Set task
Please transcribe the listing below in full and word for word, without its pictures.

Information provided
-- start --
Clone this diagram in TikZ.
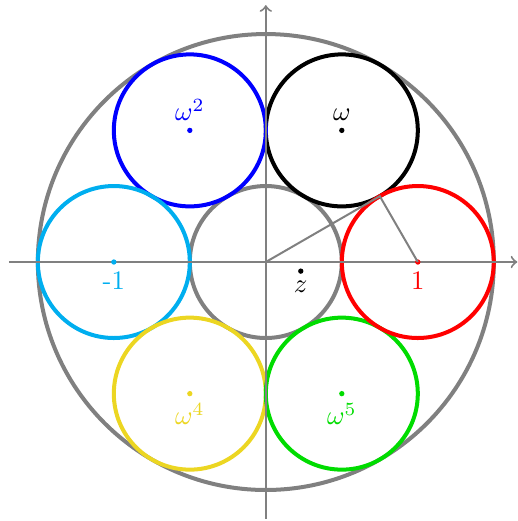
\documentclass[tikz,border=0pt]{standalone}
\definecolor{mycyan}{RGB}{0,174,239}
\definecolor{myyellow}{RGB}{236,214,34}
\definecolor{mygreen}{RGB}{0,220,0}
\definecolor{mygray}{RGB}{128,128,128}
\begin{document}
\begin{tikzpicture}[x=2cm,y=2cm,
  ring/.style={line width=1.5pt},
  axis/.style={mygray,line width=0.75pt,->},
  guide/.style={mygray,line width=0.75pt},
  pt/.style={circle,fill,inner sep=0pt,minimum size=2pt}]
\useasboundingbox (-1.749,-1.704) rectangle (1.658,1.724);
% circles
\draw[ring,mygray] (0,0) circle (1.5);
\draw[ring,mygray] (0,0) circle (0.5);
\draw[ring,black] (0.5,0.8660) circle (0.5);
\draw[ring,blue] (-0.5,0.8660) circle (0.5);
\draw[ring,mycyan] (-1,0) circle (0.5);
\draw[ring,myyellow] (-0.5,-0.8660) circle (0.5);
\draw[ring,mygreen] (0.5,-0.8660) circle (0.5);
\draw[ring,red] (1,0) circle (0.5);
% axes
\coordinate (xl) at (-1.69,0);
\coordinate (xr) at (1.655,0);
\coordinate (yb) at (0,-1.69);
\coordinate (yt) at (0,1.69);
\draw[axis] (xl) -- (xr);
\draw[axis] (yb) -- (yt);
% points
\node[pt,black] (w1) at (0.5,0.8660) {};
\node[pt,blue] (w2) at (-0.5,0.8660) {};
\node[pt,mycyan] (w3) at (-1,0) {};
\node[pt,myyellow] (w4) at (-0.5,-0.8660) {};
\node[pt,mygreen] (w5) at (0.5,-0.8660) {};
\node[pt,red] (w0) at (1,0) {};
\node[pt,black] (z) at (0.23,-0.06) {};
\coordinate (o) at (0,0);
\coordinate (t) at (0.75,0.4330);
\draw[guide] (o) -- (t) -- (w0.center);
% labels
\node[above,black] at (w1) {$\omega$};
\node[above,blue] at (w2) {$\omega^2$};
\node[below,mycyan] at (w3) {-1};
\node[below,myyellow] at (w4) {$\omega^4$};
\node[below,mygreen] at (w5) {$\omega^5$};
\node[below,red] at (w0) {1};
\node[below,black] at (z) {$z$};
\end{tikzpicture}
\end{document}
-- end --
Answer in full
Clone this diagram in TikZ.
\documentclass[tikz,border=0pt]{standalone}
\definecolor{mycyan}{RGB}{0,174,239}
\definecolor{myyellow}{RGB}{236,214,34}
\definecolor{mygreen}{RGB}{0,220,0}
\definecolor{mygray}{RGB}{128,128,128}
\begin{document}
\begin{tikzpicture}[x=2cm,y=2cm,
  ring/.style={line width=1.5pt},
  axis/.style={mygray,line width=0.75pt,->},
  guide/.style={mygray,line width=0.75pt},
  pt/.style={circle,fill,inner sep=0pt,minimum size=2pt}]
\useasboundingbox (-1.749,-1.704) rectangle (1.658,1.724);
% circles
\draw[ring,mygray] (0,0) circle (1.5);
\draw[ring,mygray] (0,0) circle (0.5);
\draw[ring,black] (0.5,0.8660) circle (0.5);
\draw[ring,blue] (-0.5,0.8660) circle (0.5);
\draw[ring,mycyan] (-1,0) circle (0.5);
\draw[ring,myyellow] (-0.5,-0.8660) circle (0.5);
\draw[ring,mygreen] (0.5,-0.8660) circle (0.5);
\draw[ring,red] (1,0) circle (0.5);
% axes
\coordinate (xl) at (-1.69,0);
\coordinate (xr) at (1.655,0);
\coordinate (yb) at (0,-1.69);
\coordinate (yt) at (0,1.69);
\draw[axis] (xl) -- (xr);
\draw[axis] (yb) -- (yt);
% points
\node[pt,black] (w1) at (0.5,0.8660) {};
\node[pt,blue] (w2) at (-0.5,0.8660) {};
\node[pt,mycyan] (w3) at (-1,0) {};
\node[pt,myyellow] (w4) at (-0.5,-0.8660) {};
\node[pt,mygreen] (w5) at (0.5,-0.8660) {};
\node[pt,red] (w0) at (1,0) {};
\node[pt,black] (z) at (0.23,-0.06) {};
\coordinate (o) at (0,0);
\coordinate (t) at (0.75,0.4330);
\draw[guide] (o) -- (t) -- (w0.center);
% labels
\node[above,black] at (w1) {$\omega$};
\node[above,blue] at (w2) {$\omega^2$};
\node[below,mycyan] at (w3) {-1};
\node[below,myyellow] at (w4) {$\omega^4$};
\node[below,mygreen] at (w5) {$\omega^5$};
\node[below,red] at (w0) {1};
\node[below,black] at (z) {$z$};
\end{tikzpicture}
\end{document}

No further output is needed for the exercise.